• Task prompt: Omit all pictures and give the records below again exactly as written.

• Stored data:
════════════════
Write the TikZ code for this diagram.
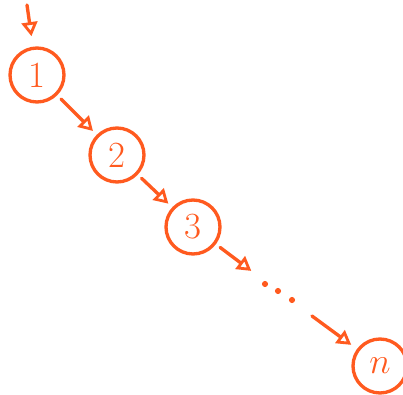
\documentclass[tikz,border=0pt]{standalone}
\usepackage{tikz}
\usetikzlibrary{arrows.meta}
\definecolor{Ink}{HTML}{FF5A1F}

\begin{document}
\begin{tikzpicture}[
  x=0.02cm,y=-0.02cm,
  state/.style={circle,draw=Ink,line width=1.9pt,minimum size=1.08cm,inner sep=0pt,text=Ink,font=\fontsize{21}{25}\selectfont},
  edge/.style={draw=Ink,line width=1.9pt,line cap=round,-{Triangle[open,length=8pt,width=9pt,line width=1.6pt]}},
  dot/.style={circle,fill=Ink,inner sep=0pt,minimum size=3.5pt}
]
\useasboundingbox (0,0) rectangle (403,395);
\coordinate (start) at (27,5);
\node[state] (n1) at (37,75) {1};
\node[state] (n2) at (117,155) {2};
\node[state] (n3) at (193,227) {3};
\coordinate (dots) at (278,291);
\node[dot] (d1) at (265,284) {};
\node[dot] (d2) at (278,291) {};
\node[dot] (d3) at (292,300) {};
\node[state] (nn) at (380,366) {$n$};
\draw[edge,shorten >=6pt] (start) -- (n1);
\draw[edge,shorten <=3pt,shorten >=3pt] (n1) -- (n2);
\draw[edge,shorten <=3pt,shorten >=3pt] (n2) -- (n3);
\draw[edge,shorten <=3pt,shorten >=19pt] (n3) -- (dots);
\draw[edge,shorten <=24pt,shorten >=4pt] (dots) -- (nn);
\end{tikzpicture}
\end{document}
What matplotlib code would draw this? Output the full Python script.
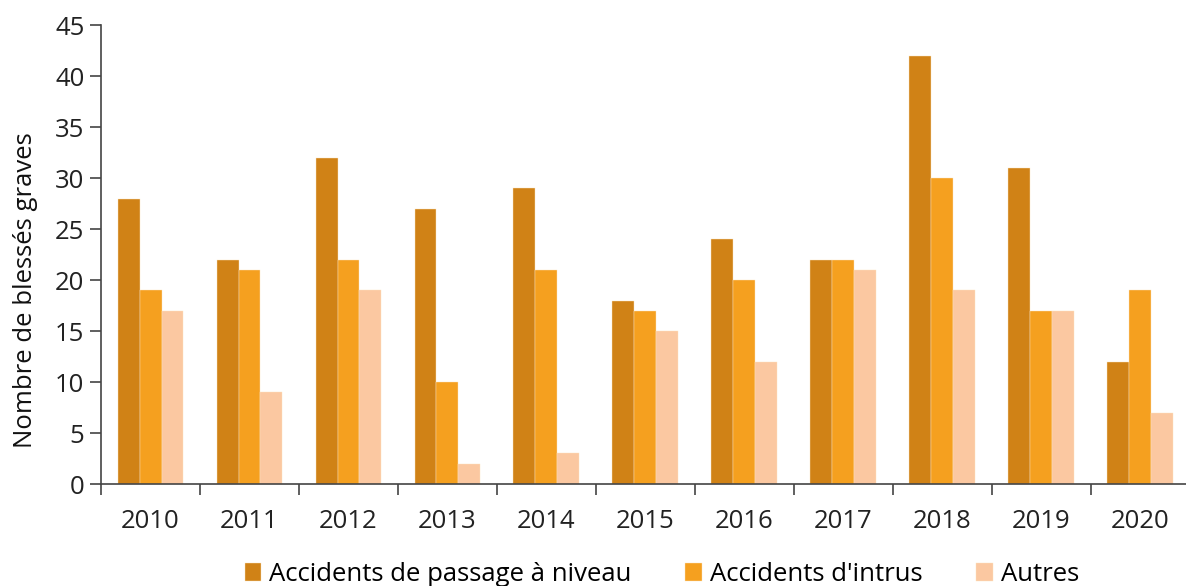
════════════════
• Exercise response:
Write the TikZ code for this diagram.
\documentclass[tikz,border=0pt]{standalone}
\usepackage{tikz}
\usetikzlibrary{arrows.meta}
\definecolor{Ink}{HTML}{FF5A1F}

\begin{document}
\begin{tikzpicture}[
  x=0.02cm,y=-0.02cm,
  state/.style={circle,draw=Ink,line width=1.9pt,minimum size=1.08cm,inner sep=0pt,text=Ink,font=\fontsize{21}{25}\selectfont},
  edge/.style={draw=Ink,line width=1.9pt,line cap=round,-{Triangle[open,length=8pt,width=9pt,line width=1.6pt]}},
  dot/.style={circle,fill=Ink,inner sep=0pt,minimum size=3.5pt}
]
\useasboundingbox (0,0) rectangle (403,395);
\coordinate (start) at (27,5);
\node[state] (n1) at (37,75) {1};
\node[state] (n2) at (117,155) {2};
\node[state] (n3) at (193,227) {3};
\coordinate (dots) at (278,291);
\node[dot] (d1) at (265,284) {};
\node[dot] (d2) at (278,291) {};
\node[dot] (d3) at (292,300) {};
\node[state] (nn) at (380,366) {$n$};
\draw[edge,shorten >=6pt] (start) -- (n1);
\draw[edge,shorten <=3pt,shorten >=3pt] (n1) -- (n2);
\draw[edge,shorten <=3pt,shorten >=3pt] (n2) -- (n3);
\draw[edge,shorten <=3pt,shorten >=19pt] (n3) -- (dots);
\draw[edge,shorten <=24pt,shorten >=4pt] (dots) -- (nn);
\end{tikzpicture}
\end{document}
What matplotlib code would draw this? Output the full Python script.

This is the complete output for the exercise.